Saturday, 15 August 2015

Sir Herbert Brewer: Competition Adjudicator – two anecdotes

I transcribe these anecdotes with no commentary. I was unable to find any reference in newspapers or musical journals to the competition alluded to in the second story.  I add a very brief biography of Brewer at the end of the quotations.

‘The life of an adjudicator at competition musical festival is full of varied experiences and the judge is exposed to as much criticism as he himself expends on the competitors. I have judge at most of the competition festivals throughout the country, and have has the experience of  hearing hundreds of miners – friends and foes alike –sing ‘For he’s a jolly good fellow; after hearing my decision. On the other hand I have been asked if I would like to know ‘the back way out!’ On that particular occasion there were about ten thousand people present, and when the secretary put this question to me before the competition commenced, I failed to grasp his meaning. I asked him to explain, and he informed me that, at their last competition, the tow adjudicators had to escape through the back door; a four-wheeler was waiting for them and these distinguished men were put on the floor of the cab and covered up with rugs, and that is how they escaped to the station!’

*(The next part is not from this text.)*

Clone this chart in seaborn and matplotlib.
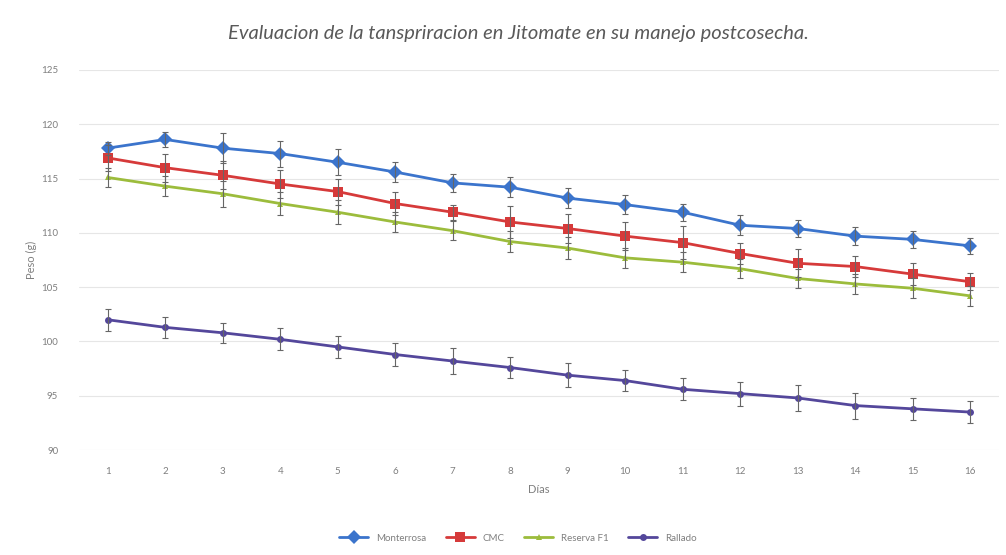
import numpy as np
import pandas as pd
import matplotlib
matplotlib.use("Agg")
import matplotlib.pyplot as plt
import seaborn as sns

sns.set_style("white")
plt.rcParams['font.family'] = ['Lato', 'DejaVu Sans']

dias = list(range(1, 17))
series_names = ["Monterrosa", "CMC", "Reserva F1", "Rallado"]

monterrosa = [117.8, 118.6, 117.8, 117.3, 116.5, 115.6, 114.6, 114.2, 113.2, 112.6, 111.9, 110.7, 110.4, 109.7, 109.4, 108.8]
cmc = [116.9, 116.0, 115.3, 114.5, 113.8, 112.7, 111.9, 111.0, 110.4, 109.7, 109.1, 108.1, 107.2, 106.9, 106.2, 105.5]
reserva = [115.1, 114.3, 113.6, 112.7, 111.9, 111.0, 110.2, 109.2, 108.6, 107.7, 107.3, 106.7, 105.8, 105.3, 104.9, 104.2]
rallado = [102.0, 101.3, 100.8, 100.2, 99.5, 98.8, 98.2, 97.6, 96.9, 96.4, 95.6, 95.2, 94.8, 94.1, 93.8, 93.5]

err_monterrosa = [0.6, 0.7, 1.4, 1.2, 1.2, 0.9, 0.8, 0.9, 0.9, 0.9, 0.8, 0.9, 0.8, 0.8, 0.8, 0.7]
err_cmc = [1.2, 1.3, 1.3, 1.3, 1.2, 1.1, 0.7, 1.5, 1.3, 1.3, 1.5, 1.0, 1.3, 1.0, 1.0, 0.8]
err_reserva = [0.9, 0.9, 1.2, 1.1, 1.1, 0.9, 0.9, 1.0, 1.0, 0.9, 0.9, 0.9, 0.9, 0.9, 0.9, 0.9]
err_rallado = [1.0, 1.0, 0.9, 1.0, 1.0, 1.1, 1.2, 1.0, 1.1, 1.0, 1.0, 1.1, 1.2, 1.2, 1.0, 1.0]

colors = ["#3b74cc", "#d63a3a", "#9cbc3c", "#54479b"]
markers = ["D", "s", "^", "o"]
sizes = [7, 7, 5, 5]

values = [monterrosa, cmc, reserva, rallado]
errors = [err_monterrosa, err_cmc, err_reserva, err_rallado]

df_list = []
for name, vals in zip(series_names, values):
    _df = pd.DataFrame({"dia": dias, "peso": vals})
    _df["serie"] = name
    df_list.append(_df)
df = pd.concat(df_list, axis=0, ignore_index=True)

fig = plt.figure(figsize=(10.06, 5.55), dpi=100)
ax = fig.add_axes([0.0785, 0.189, 0.9145, 0.685])

for name, vals, errs, c in zip(series_names, values, errors, colors):
    ax.errorbar(dias, vals, yerr=errs, fmt="none", ecolor="#666666",
                elinewidth=0.8, capsize=2.5, capthick=0.8, zorder=3)

sns.lineplot(data=df, x="dia", y="peso", hue="serie", style="serie",
             palette=colors, markers=markers, dashes=False, linewidth=2,
             markersize=7, markeredgewidth=0, ax=ax, legend=False, zorder=2)

# marker sizes per series
for line, s in zip(ax.get_lines()[-4:], sizes):
    line.set_markersize(s)

ax.set_xlim(0.5, 16.5)
ax.set_ylim(90, 125)
ax.set_xticks(dias)
ax.set_yticks(np.arange(90, 126, 5))
ax.tick_params(axis="both", labelsize=7, colors="#7f7f7f", length=0)
ax.tick_params(axis="x", pad=12)
ax.tick_params(axis="y", pad=15)
ax.yaxis.grid(True, color="#e6e6e6", linewidth=0.8)
ax.xaxis.grid(False)
for sp in ax.spines.values():
    sp.set_visible(False)

ax.set_xlabel("Días", fontsize=8, color="#7f7f7f", labelpad=6)
ax.set_ylabel("Peso (g)", fontsize=8, color="#7f7f7f", labelpad=3)

fig.text(0.515, 0.94, "Evaluacion de la tanspriracion en Jitomate en su manejo postcosecha.",
         ha="center", va="center", fontsize=14.5, style="italic", color="#595959")

handles = [plt.Line2D([], [], color=c, marker=m, markersize=s, linewidth=2, markeredgewidth=0)
           for c, m, s in zip(colors, markers, sizes)]
fig.legend(handles, series_names, loc="center", bbox_to_anchor=(0.515, 0.03), ncol=4,
           frameon=False, fontsize=7, labelcolor="#7f7f7f", handlelength=3, columnspacing=2)

fig.savefig("out.png", dpi=100)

‘I think the most severe task I ever has at a competition festival was when I had to listen to Chopin’s Ballade in G minor fifty-five times! We began at ten o’clock in the morning and did not finish until twelve hours later. One remembers the stories of early martyrdom and one wonders why it was reserved for the twentieth century – the alleged age of philanthropy – to discover a torture which, for subtle and exquisite agony, puts all the old instruments of torture into the shade’.
Brewer, Sir Herbert, Memories of Choirs and Cloisters: Fifty Years of Music (London, John Lane: The Bodley Head Limited , 1931) p.147f

Sir Herbert Brewer was born in Gloucester in 1865. He was an organist, conductor and composer.  After beginning life as a chorister at Gloucester Cathedral he held posts in the organ loft of churches in Gloucester, Oxford, Coventry and then Bristol Cathedral.  In 1896 he became organist at Gloucester Cathedral. Later, he conducted the Three Choirs Festival when in that city. He was also director of music at the Gloucester Orchestral Society. Brewer’s musical output included cantatas, oratorios, anthems, organ music, a few piano solos and lighter music for choral societies and orchestras. He was knighted in 1926 and died two years later in the city of his birth.